TATSURO KISHIMOTO

6/7 (Sat)-7/5 (Sat), 2025
Opening hours: 12:00-19:00 (Wed-Sat)
Closed on Sun, Mon, Tue and National Holidays
Reception: Saturday, June 7, 18:00-19:00


"A Work in Between — On Nao Kikuchi’s Solo Show 1897"
Text by Shinya Sugawara (Art Critic and Theorist)


During the COVID-19 lockdown in Germany, Nao Kikuchi spent long stretches of time in her room, which made her acutely aware of the boundaries between inside and outside, and between self and others. As a result, motifs related to boundaries—like windows and doors—began to appear more frequently in her work.
While walking through public spaces, she photographed fragments of architecture that caught her attention, then used these photos as a starting point to create highly abstracted drawings via digital tools. These drawings were then developed into ceramic works. Born out of this process, her pieces seem to live in the “in-between” spaces—not only between inside and outside, but also between site and image, analog and digital, and figuration and abstraction.
Her practice also unfolds between painting and ceramics. While she’s currently known for her ceramic work, she originally studied painting at Tama Art University in Tokyo and worked primarily in that medium. Yet even then, her focus wasn’t on the visual illusions typical of painting, but on the material qualities often overlooked—like the shadows formed by thick layers of paint or the physical depth of the canvas. This sensitivity to materiality became the spark that led her to ceramics.
Still, her ceramics maintain a strong connection to painting. Instead of being placed on horizontal pedestals as ceramics often are, her works are hung on walls, keeping a verticality similar to paintings. The rich surface textures, created through glazing and other techniques, also evoke painterly associations. She even draws inspiration not just from architectural motifs but also from symbolic shapes—like the spade forms found in paintings by American artist Richard Diebenkorn around 1980—further reinforcing the link between the two mediums.
In this way, she moves fluidly across boundaries—between inside and outside, analog and digital, figuration and abstraction, painting and ceramics—situating herself in the “in-between” to develop her practice.
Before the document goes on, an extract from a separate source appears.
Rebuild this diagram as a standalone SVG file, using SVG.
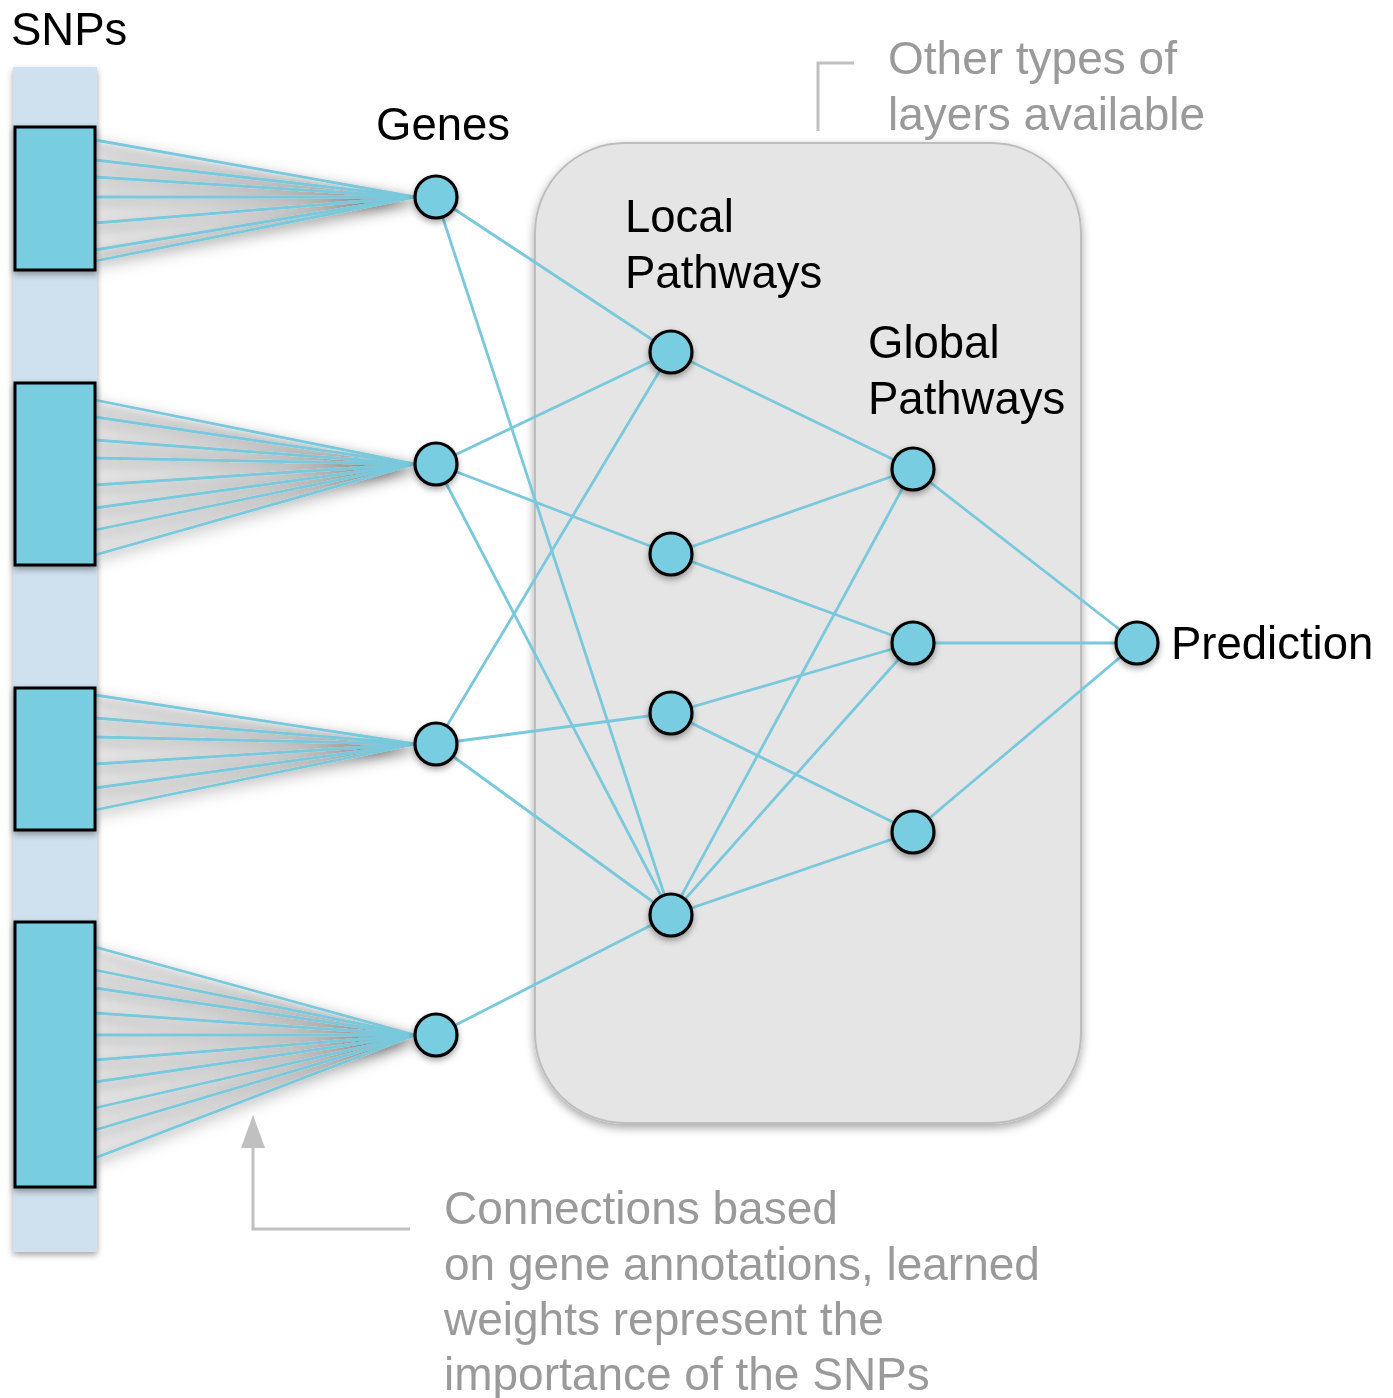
<svg xmlns="http://www.w3.org/2000/svg" width="1393" height="1398" viewBox="0 0 1393 1398">
<defs>
<filter id="sh" x="-30%" y="-30%" width="160%" height="160%">
<feDropShadow dx="0" dy="3" stdDeviation="3" flood-color="#000" flood-opacity="0.35"/>
</filter>
<filter id="boxsh" x="-10%" y="-10%" width="120%" height="120%">
<feDropShadow dx="0" dy="4" stdDeviation="5" flood-color="#000" flood-opacity="0.35"/>
</filter>
<filter id="fansh" x="-10%" y="-20%" width="120%" height="140%">
<feDropShadow dx="0" dy="5" stdDeviation="7" flood-color="#000" flood-opacity="0.5"/>
</filter>
<filter id="blur" x="-10%" y="-20%" width="120%" height="140%">
<feGaussianBlur stdDeviation="4"/>
</filter>
<linearGradient id="wedge" x1="0" y1="0" x2="1" y2="0">
<stop offset="0" stop-color="#e4e4e4"/>
<stop offset="0.8" stop-color="#dcdcdc"/>
<stop offset="1" stop-color="#c8c8c8"/>
</linearGradient>
<style>
.lbl{font-family:"Liberation Sans",Arial,sans-serif;font-size:45.5px;fill:#000}
.note{font-family:"Liberation Sans",Arial,sans-serif;font-size:46px;fill:#9a9a9a}
.conn line{stroke:#79c8dc;stroke-width:2.8}
.fan line{stroke:#79c8dc;stroke-width:2.8}
.wedge{fill:url(#wedge);opacity:0.8}
.node{fill:#79cde0;stroke:#000;stroke-width:3.2}
.snp{fill:#79cde0;stroke:#000;stroke-width:3}
.guide{fill:none;stroke:#c0c0c0;stroke-width:3}
</style>
</defs>
<rect width="1393" height="1398" fill="#fff"/>

<g id="pathway-box">
<rect x="535" y="143" width="546" height="980" rx="90" ry="90" fill="#e5e5e5" stroke="#bdbdbd" stroke-width="2" filter="url(#boxsh)"/>
</g>

<g id="snp-strip">
<rect x="13" y="67" width="84" height="1185" fill="#cfe0ee" filter="url(#sh)"/>
</g>

<g id="connectors">
<g filter="url(#blur)">
<polygon class="wedge" points="95,142 415,199 95,265"/>
<polygon class="wedge" points="95,402 415,466 95,559"/>
<polygon class="wedge" points="95,697 415,746 95,814"/>
<polygon class="wedge" points="95,949 415,1037 95,1163"/>
</g>
<g class="fan" filter="url(#fansh)">
<line x1="95" y1="140" x2="415" y2="197"/>
<line x1="95" y1="160" x2="415" y2="197"/>
<line x1="95" y1="177" x2="415" y2="197"/>
<line x1="95" y1="197" x2="415" y2="197"/>
<line x1="95" y1="223" x2="415" y2="197"/>
<line x1="95" y1="250" x2="415" y2="197"/>
<line x1="95" y1="261" x2="415" y2="197"/>

<line x1="95" y1="400" x2="415" y2="464"/>
<line x1="95" y1="417" x2="415" y2="464"/>
<line x1="95" y1="440" x2="415" y2="464"/>
<line x1="95" y1="458" x2="415" y2="464"/>
<line x1="95" y1="485" x2="415" y2="464"/>
<line x1="95" y1="508" x2="415" y2="464"/>
<line x1="95" y1="530" x2="415" y2="464"/>
<line x1="95" y1="555" x2="415" y2="464"/>

<line x1="95" y1="695" x2="415" y2="744"/>
<line x1="95" y1="718" x2="415" y2="744"/>
<line x1="95" y1="737" x2="415" y2="744"/>
<line x1="95" y1="764" x2="415" y2="744"/>
<line x1="95" y1="788" x2="415" y2="744"/>
<line x1="95" y1="810" x2="415" y2="744"/>

<line x1="95" y1="947" x2="415" y2="1035"/>
<line x1="95" y1="970" x2="415" y2="1035"/>
<line x1="95" y1="988" x2="415" y2="1035"/>
<line x1="95" y1="1013" x2="415" y2="1035"/>
<line x1="95" y1="1035" x2="415" y2="1035"/>
<line x1="95" y1="1060" x2="415" y2="1035"/>
<line x1="95" y1="1082" x2="415" y2="1035"/>
<line x1="95" y1="1108" x2="415" y2="1035"/>
<line x1="95" y1="1130" x2="415" y2="1035"/>
<line x1="95" y1="1158" x2="415" y2="1035"/>
</g>
<g class="conn">
<line x1="436" y1="197" x2="671" y2="352"/>
<line x1="436" y1="197" x2="671" y2="915"/>
<line x1="436" y1="464" x2="671" y2="352"/>
<line x1="436" y1="464" x2="671" y2="554"/>
<line x1="436" y1="464" x2="671" y2="915"/>
<line x1="436" y1="744" x2="671" y2="352"/>
<line x1="436" y1="744" x2="671" y2="713"/>
<line x1="436" y1="744" x2="671" y2="915"/>
<line x1="436" y1="1035" x2="671" y2="915"/>
<line x1="671" y1="352" x2="913" y2="469"/>
<line x1="671" y1="554" x2="913" y2="469"/>
<line x1="671" y1="554" x2="913" y2="643"/>
<line x1="671" y1="713" x2="913" y2="643"/>
<line x1="671" y1="713" x2="913" y2="832"/>
<line x1="671" y1="915" x2="913" y2="469"/>
<line x1="671" y1="915" x2="913" y2="643"/>
<line x1="671" y1="915" x2="913" y2="832"/>
<line x1="913" y1="469" x2="1137" y2="643"/>
<line x1="913" y1="643" x2="1137" y2="643"/>
<line x1="913" y1="832" x2="1137" y2="643"/>
</g>
</g>

<g id="snp-blocks">
<rect id="snp1" class="snp" x="15" y="127" width="80" height="143" filter="url(#sh)"/>
<rect id="snp2" class="snp" x="15" y="383" width="80" height="182" filter="url(#sh)"/>
<rect id="snp3" class="snp" x="15" y="688" width="80" height="142" filter="url(#sh)"/>
<rect id="snp4" class="snp" x="15" y="922" width="80" height="265" filter="url(#sh)"/>
</g>

<g id="gene1"><circle class="node" cx="436" cy="197" r="21" filter="url(#sh)"/></g>
<g id="gene2"><circle class="node" cx="436" cy="464" r="21" filter="url(#sh)"/></g>
<g id="gene3"><circle class="node" cx="436" cy="744" r="21" filter="url(#sh)"/></g>
<g id="gene4"><circle class="node" cx="436" cy="1035" r="21" filter="url(#sh)"/></g>
<g id="local1"><circle class="node" cx="671" cy="352" r="21" filter="url(#sh)"/></g>
<g id="local2"><circle class="node" cx="671" cy="554" r="21" filter="url(#sh)"/></g>
<g id="local3"><circle class="node" cx="671" cy="713" r="21" filter="url(#sh)"/></g>
<g id="local4"><circle class="node" cx="671" cy="915" r="21" filter="url(#sh)"/></g>
<g id="global1"><circle class="node" cx="913" cy="469" r="21" filter="url(#sh)"/></g>
<g id="global2"><circle class="node" cx="913" cy="643" r="21" filter="url(#sh)"/></g>
<g id="global3"><circle class="node" cx="913" cy="832" r="21" filter="url(#sh)"/></g>
<g id="prediction"><circle class="node" cx="1137" cy="643" r="21" filter="url(#sh)"/>
<text class="lbl" x="1171" y="659">Prediction</text></g>

<g id="labels">
<text class="lbl" x="11" y="45">SNPs</text>
<text class="lbl" x="376" y="140">Genes</text>
<text class="lbl" x="625" y="232">Local</text>
<text class="lbl" x="625" y="288">Pathways</text>
<text class="lbl" x="868" y="358">Global</text>
<text class="lbl" x="868" y="414">Pathways</text>
</g>

<g id="annotation-top">
<polyline class="guide" points="854,63 818,63 818,131"/>
<text class="note" x="888" y="74">Other types of</text>
<text class="note" x="888" y="130">layers available</text>
</g>

<g id="annotation-bottom">
<polyline class="guide" points="410,1229 253,1229 253,1140"/>
<path d="M253,1115 L241,1148 L265,1148 Z" fill="#c0c0c0"/>
<text class="note" x="444" y="1224">Connections based</text>
<text class="note" x="444" y="1280">on gene annotations, learned</text>
<text class="note" x="444" y="1335">weights represent the</text>
<text class="note" x="444" y="1390">importance of the SNPs</text>
</g>
</svg>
Her works invite viewers into that same ambiguous space, offering a quiet but resonant experience of being in-between.


Nao Kikuchi
Born in 1988 in Tochigi, Japan.
Based in Karlsruhe, Germany.
Selected exhibitions include COMMAND (2025, Goya Curtain, Tokyo); Find a Spot Zwischen Räumen (2025, t.a.s., Vienna); On a very quiet morning, on the same piece of toast (2025, Adams and Ollman, Portland); What else? (2025, GALLERY ANN MAZZOTTI, Basel); Bitter Arcadia (2025, Galerie Crone, Vienna); and Game (2023, Trust, Vienna).